The exercise
Go through the data below and copy it exactly, skipping every picture.
** START Dataset section **
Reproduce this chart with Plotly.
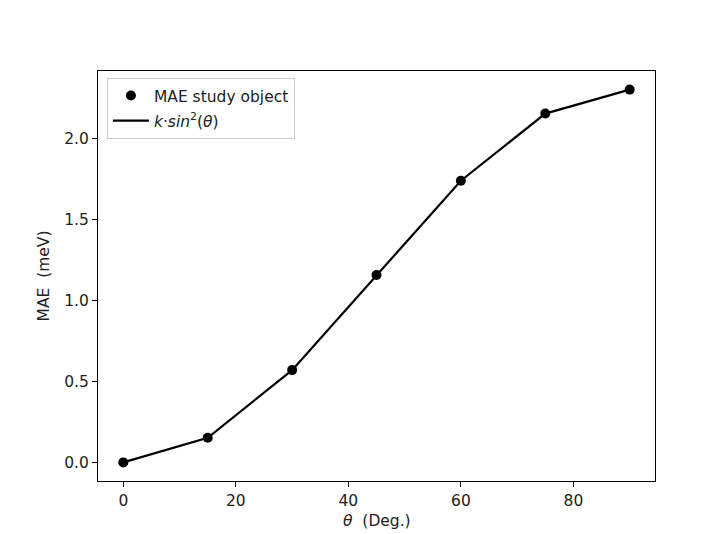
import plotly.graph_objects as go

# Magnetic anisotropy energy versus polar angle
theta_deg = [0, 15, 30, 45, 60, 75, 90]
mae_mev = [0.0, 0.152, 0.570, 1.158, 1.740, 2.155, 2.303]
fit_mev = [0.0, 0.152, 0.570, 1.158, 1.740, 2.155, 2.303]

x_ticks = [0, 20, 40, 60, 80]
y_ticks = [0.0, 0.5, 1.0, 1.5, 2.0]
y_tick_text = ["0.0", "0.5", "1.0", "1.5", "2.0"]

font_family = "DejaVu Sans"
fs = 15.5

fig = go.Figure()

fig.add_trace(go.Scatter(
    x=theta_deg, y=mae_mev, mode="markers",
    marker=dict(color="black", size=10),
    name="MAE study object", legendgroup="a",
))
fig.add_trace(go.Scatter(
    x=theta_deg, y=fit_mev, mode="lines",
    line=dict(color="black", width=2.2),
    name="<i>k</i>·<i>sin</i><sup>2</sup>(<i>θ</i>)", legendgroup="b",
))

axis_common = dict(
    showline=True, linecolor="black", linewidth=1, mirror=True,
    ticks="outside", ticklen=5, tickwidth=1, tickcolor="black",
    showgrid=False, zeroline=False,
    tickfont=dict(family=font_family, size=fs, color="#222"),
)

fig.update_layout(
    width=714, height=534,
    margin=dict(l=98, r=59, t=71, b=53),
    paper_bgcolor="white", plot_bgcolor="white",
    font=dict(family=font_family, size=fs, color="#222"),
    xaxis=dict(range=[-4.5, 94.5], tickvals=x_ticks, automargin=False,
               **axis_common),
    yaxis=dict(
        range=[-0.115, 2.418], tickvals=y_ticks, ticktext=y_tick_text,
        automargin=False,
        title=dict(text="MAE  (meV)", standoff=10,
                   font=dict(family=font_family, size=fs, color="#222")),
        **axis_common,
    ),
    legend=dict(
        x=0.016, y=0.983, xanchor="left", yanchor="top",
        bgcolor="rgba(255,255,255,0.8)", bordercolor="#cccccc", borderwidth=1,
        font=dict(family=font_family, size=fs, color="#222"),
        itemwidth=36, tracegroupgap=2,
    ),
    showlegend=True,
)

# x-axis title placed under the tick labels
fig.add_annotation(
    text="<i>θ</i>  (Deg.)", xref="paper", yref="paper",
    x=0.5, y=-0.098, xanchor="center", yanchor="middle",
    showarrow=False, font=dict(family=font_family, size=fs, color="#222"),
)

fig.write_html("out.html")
** END Dataset section **
Task solution
Reproduce this chart with Plotly.
import plotly.graph_objects as go

# Magnetic anisotropy energy versus polar angle
theta_deg = [0, 15, 30, 45, 60, 75, 90]
mae_mev = [0.0, 0.152, 0.570, 1.158, 1.740, 2.155, 2.303]
fit_mev = [0.0, 0.152, 0.570, 1.158, 1.740, 2.155, 2.303]

x_ticks = [0, 20, 40, 60, 80]
y_ticks = [0.0, 0.5, 1.0, 1.5, 2.0]
y_tick_text = ["0.0", "0.5", "1.0", "1.5", "2.0"]

font_family = "DejaVu Sans"
fs = 15.5

fig = go.Figure()

fig.add_trace(go.Scatter(
    x=theta_deg, y=mae_mev, mode="markers",
    marker=dict(color="black", size=10),
    name="MAE study object", legendgroup="a",
))
fig.add_trace(go.Scatter(
    x=theta_deg, y=fit_mev, mode="lines",
    line=dict(color="black", width=2.2),
    name="<i>k</i>·<i>sin</i><sup>2</sup>(<i>θ</i>)", legendgroup="b",
))

axis_common = dict(
    showline=True, linecolor="black", linewidth=1, mirror=True,
    ticks="outside", ticklen=5, tickwidth=1, tickcolor="black",
    showgrid=False, zeroline=False,
    tickfont=dict(family=font_family, size=fs, color="#222"),
)

fig.update_layout(
    width=714, height=534,
    margin=dict(l=98, r=59, t=71, b=53),
    paper_bgcolor="white", plot_bgcolor="white",
    font=dict(family=font_family, size=fs, color="#222"),
    xaxis=dict(range=[-4.5, 94.5], tickvals=x_ticks, automargin=False,
               **axis_common),
    yaxis=dict(
        range=[-0.115, 2.418], tickvals=y_ticks, ticktext=y_tick_text,
        automargin=False,
        title=dict(text="MAE  (meV)", standoff=10,
                   font=dict(family=font_family, size=fs, color="#222")),
        **axis_common,
    ),
    legend=dict(
        x=0.016, y=0.983, xanchor="left", yanchor="top",
        bgcolor="rgba(255,255,255,0.8)", bordercolor="#cccccc", borderwidth=1,
        font=dict(family=font_family, size=fs, color="#222"),
        itemwidth=36, tracegroupgap=2,
    ),
    showlegend=True,
)

# x-axis title placed under the tick labels
fig.add_annotation(
    text="<i>θ</i>  (Deg.)", xref="paper", yref="paper",
    x=0.5, y=-0.098, xanchor="center", yanchor="middle",
    showarrow=False, font=dict(family=font_family, size=fs, color="#222"),
)

fig.write_html("out.html")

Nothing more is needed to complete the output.